Baron Strucker is looking for a super weapon the Inhumans buried so he can get in good with the Red Skull, he digs up Alien eggs. It plays out nicely, with some fun Indiana Jones-style swashbucking archaeology, Face-Hugger attacks on Hydra goons, and Red Skull's experiments filling POWs with Chest-Bursters to create an army of Xenomorphs. Cap and Fury stumble upon a town full of corpses, kill the one alien they find, and then it's off to the races.

I downplay it, but ultimately I enjoyed this first issue, even though I wasn't considering pulling the book monthly. I'm going to, now that I tasted the first installment. I was too young to enjoy Aliens when they first hit the scene and the only Aliens film I've seen is Alien: Resurrection and that was more because I enjoyed director Jean-Pierre Jeunet's City of Lost Children so much. It's not that I don't know what the franchise is about, it's just not one that resonates with me as much as say, He-Man or Thundercats.
So it puts me in the position I was in at the beginning of this article: does the writing and art propel a book that's leaning on the two-franchise-mashup trope? And yeah, it does.
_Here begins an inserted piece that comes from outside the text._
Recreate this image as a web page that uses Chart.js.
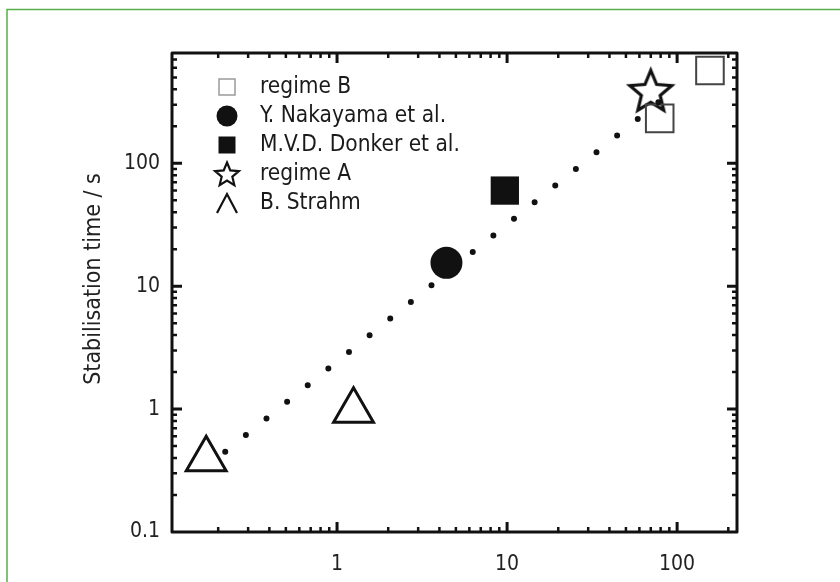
<!DOCTYPE html>
<html>
<head>
<meta charset="utf-8">
<script src="https://cdn.jsdelivr.net/npm/chart.js@4.4.1/dist/chart.umd.min.js"></script>
<style>
  html, body { margin: 0; padding: 0; background: #fff; }
  #wrap { position: relative; width: 840px; height: 582px; }
</style>
</head>
<body>
<div id="wrap"><canvas id="chart" width="840" height="582"></canvas></div>
<script>
// data (x and y both log)
const seriesLabels = ["regime B", "Y. Nakayama et al.", "M.V.D. Donker et al.", "regime A", "B. Strahm"];
const regimeB  = [{x: 156, y: 570}, {x: 79, y: 232}];
const nakayama = [{x: 4.4, y: 15.5}];
const donker   = [{x: 9.7, y: 60}];
const regimeA  = [{x: 70, y: 378}];
const strahm   = [{x: 0.17, y: 0.39}, {x: 1.25, y: 0.97}];
const fitLine  = [{x: 0.22, y: 0.45}, {x: 90, y: 370}];

const xRange = [0.107, 225];
const yRange = [0.1, 790];
const xMajor = [1, 10, 100];
const yMajor = [0.1, 1, 10, 100];
const xMinor = [0.2, 0.3, 0.4, 0.5, 0.6, 0.7, 0.8, 0.9, 2, 3, 4, 5, 6, 7, 8, 9, 20, 30, 40, 50, 60, 70, 80, 90, 200];
const yMinor = [0.2, 0.3, 0.4, 0.5, 0.6, 0.7, 0.8, 0.9, 2, 3, 4, 5, 6, 7, 8, 9, 20, 30, 40, 50, 60, 70, 80, 90, 200, 300, 400, 500, 600, 700];
const yTitle = 'Stabilisation time / s';

const FONT = "'Liberation Sans Narrow', 'Arial Narrow', 'DejaVu Sans Condensed', sans-serif";
const INK = '#111';

function drawStar(g, cx, cy, r, lw) {
  g.beginPath();
  for (let i = 0; i < 10; i++) {
    const rr = i % 2 === 0 ? r : r * 0.45;
    const a = -Math.PI / 2 + i * Math.PI / 5;
    g.lineTo(cx + rr * Math.cos(a), cy + rr * Math.sin(a));
  }
  g.closePath();
  g.fillStyle = '#fff';
  g.fill();
  g.lineWidth = lw;
  g.lineJoin = 'miter';
  g.strokeStyle = INK;
  g.stroke();
}

function starCanvas(r, lw) {
  const size = Math.ceil(2 * r + 2 * lw + 4);
  const c = document.createElement('canvas');
  c.width = size; c.height = size;
  drawStar(c.getContext('2d'), size / 2, size / 2, r, lw);
  return c;
}

// green frame round the figure
const framePlugin = {
  id: 'frame',
  beforeDraw(chart) {
    const ctx = chart.ctx;
    ctx.save();
    ctx.strokeStyle = '#58b04a';
    ctx.lineWidth = 1.5;
    ctx.strokeRect(7, 9.5, 900, 700);
    ctx.restore();
  }
};

// box + inward ticks on all four sides, y title
const innerTicks = {
  id: 'innerTicks',
  afterDraw(chart) {
    const {ctx, chartArea: a, scales: {x, y}} = chart;
    ctx.save();
    ctx.strokeStyle = INK;
    ctx.lineCap = 'butt';
    const tick = (vals, len, lw) => {
      ctx.lineWidth = lw;
      ctx.beginPath();
      vals.forEach(v => {
        const px = x.getPixelForValue(v);
        if (px > a.left + 1 && px < a.right - 1) {
          ctx.moveTo(px, a.bottom); ctx.lineTo(px, a.bottom - len);
          ctx.moveTo(px, a.top); ctx.lineTo(px, a.top + len);
        }
      });
      ctx.stroke();
    };
    const tickY = (vals, len, lw) => {
      ctx.lineWidth = lw;
      ctx.beginPath();
      vals.forEach(v => {
        const py = y.getPixelForValue(v);
        if (py > a.top + 1 && py < a.bottom - 1) {
          ctx.moveTo(a.left, py); ctx.lineTo(a.left + len, py);
          ctx.moveTo(a.right, py); ctx.lineTo(a.right - len, py);
        }
      });
      ctx.stroke();
    };
    tick(xMinor, 5, 2.5);
    tick(xMajor, 10, 3);
    tickY(yMinor, 5, 2.5);
    tickY(yMajor, 10, 3);
    ctx.lineWidth = 3;
    ctx.lineJoin = 'round';
    ctx.strokeRect(a.left, a.top, a.right - a.left, a.bottom - a.top);

    // rotated y title
    ctx.translate(94, 279);
    ctx.rotate(-Math.PI / 2);
    ctx.font = '23px ' + FONT;
    ctx.fillStyle = '#222';
    ctx.textAlign = 'center';
    ctx.textBaseline = 'middle';
    ctx.fillText(yTitle, 0, 0);
    ctx.restore();
  }
};

// legend in the upper left of the plot
const legendBox = {
  id: 'legendBox',
  afterDraw(chart) {
    const {ctx, chartArea: a} = chart;
    const sx = a.left + 55, tx = a.left + 88;
    ctx.save();
    ctx.font = '22.5px ' + FONT;
    ctx.fillStyle = '#1a1a1a';
    ctx.textBaseline = 'middle';
    seriesLabels.forEach((label, i) => {
      const yy = a.top + 34 + i * 29;
      ctx.save();
      if (i === 0) {
        ctx.strokeStyle = '#9a9a9a'; ctx.lineWidth = 1.5;
        ctx.strokeRect(sx - 8, yy - 8, 16, 16);
      } else if (i === 1) {
        ctx.fillStyle = INK;
        ctx.beginPath(); ctx.arc(sx, yy, 10.5, 0, Math.PI * 2); ctx.fill();
      } else if (i === 2) {
        ctx.fillStyle = INK;
        ctx.fillRect(sx - 8.5, yy - 8.5, 17, 17);
      } else if (i === 3) {
        drawStar(ctx, sx, yy + 1, 12.5, 2.2);
      } else {
        ctx.strokeStyle = INK; ctx.lineWidth = 2.2;
        ctx.beginPath();
        ctx.moveTo(sx - 10, yy + 10); ctx.lineTo(sx, yy - 9); ctx.lineTo(sx + 10, yy + 10);
        ctx.stroke();
      }
      ctx.restore();
      ctx.fillText(label, tx, yy);
    });
    ctx.restore();
  }
};

const logTicks = (vals) => (scale) => { scale.ticks = vals.map(v => ({value: v})); };

new Chart(document.getElementById('chart'), {
  type: 'scatter',
  data: {
    datasets: [
      {
        label: 'fit',
        data: fitLine,
        showLine: true,
        pointRadius: 0,
        borderColor: INK,
        borderWidth: 6,
        borderDash: [0, 26.5],
        borderCapStyle: 'round',
        fill: false
      },
      {
        label: seriesLabels[0],
        data: regimeB,
        pointStyle: 'rect',
        pointRadius: 19.5,
        borderWidth: 2,
        borderColor: '#444',
        backgroundColor: 'rgba(255,255,255,0)'
      },
      {
        label: seriesLabels[1],
        data: nakayama,
        pointStyle: 'circle',
        pointRadius: 16,
        borderWidth: 0,
        backgroundColor: INK
      },
      {
        label: seriesLabels[2],
        data: donker,
        pointStyle: 'rect',
        pointRadius: 20,
        borderWidth: 0,
        backgroundColor: INK
      },
      {
        label: seriesLabels[3],
        data: regimeA,
        pointStyle: starCanvas(22, 3.2),
        pointRadius: 22
      },
      {
        label: seriesLabels[4],
        data: strahm,
        pointStyle: 'triangle',
        pointRadius: 23,
        borderWidth: 3,
        borderColor: INK,
        backgroundColor: 'rgba(255,255,255,0)'
      }
    ]
  },
  options: {
    responsive: false,
    animation: false,
    events: [],
    layout: { padding: { top: 53, right: 103, bottom: 0, left: 0 } },
    plugins: {
      legend: { display: false },
      tooltip: { enabled: false }
    },
    scales: {
      x: {
        type: 'logarithmic',
        min: xRange[0],
        max: xRange[1],
        afterBuildTicks: logTicks(xMajor),
        afterFit: (s) => { s.height = 50; },
        grid: { display: false, drawTicks: false },
        border: { display: false },
        ticks: {
          color: '#222',
          padding: 20,
          maxRotation: 0,
          font: { family: FONT, size: 21 },
          callback: (v) => String(v)
        }
      },
      y: {
        type: 'logarithmic',
        min: yRange[0],
        max: yRange[1],
        afterBuildTicks: logTicks(yMajor),
        afterFit: (s) => { s.width = 172; },
        grid: { display: false, drawTicks: false },
        border: { display: false },
        ticks: {
          color: '#222',
          padding: 12,
          font: { family: FONT, size: 21 },
          callback: (v) => String(v)
        }
      }
    }
  },
  plugins: [framePlugin, innerTicks, legendBox]
});
</script>
</body>
</html>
The art by Stefano Raffaele includes a lot of great detail work, especially in backgrounds like the Inhuman tomb in the Himalayas, or the European village that's been exterminated by Xenomorphs. Usually when you have a cover by Lenil Francis Yu, the quality drops off once you get to the interior pages, but not here. It holds up through the story and hopefully continues through the arc.

I think this is a safe one to recommend for a fun out-of-continuity story. You'll get a little gore, some familiar characters, some big deaths that you only get with non-continuity stories, and a narrative that moves briskly across the WWII Marvel Universe. Color me surprised.
Story: 4/5
Art: 5/5
Ancient Aliens Mentions: 3/3
Nazi Stomping: 5/5
Xenomorph Stomping: 2/5, but just wait.
Verdict: This one came out of nowhere in a season of few new titles and wowed me. I'm interested to see this one keep going!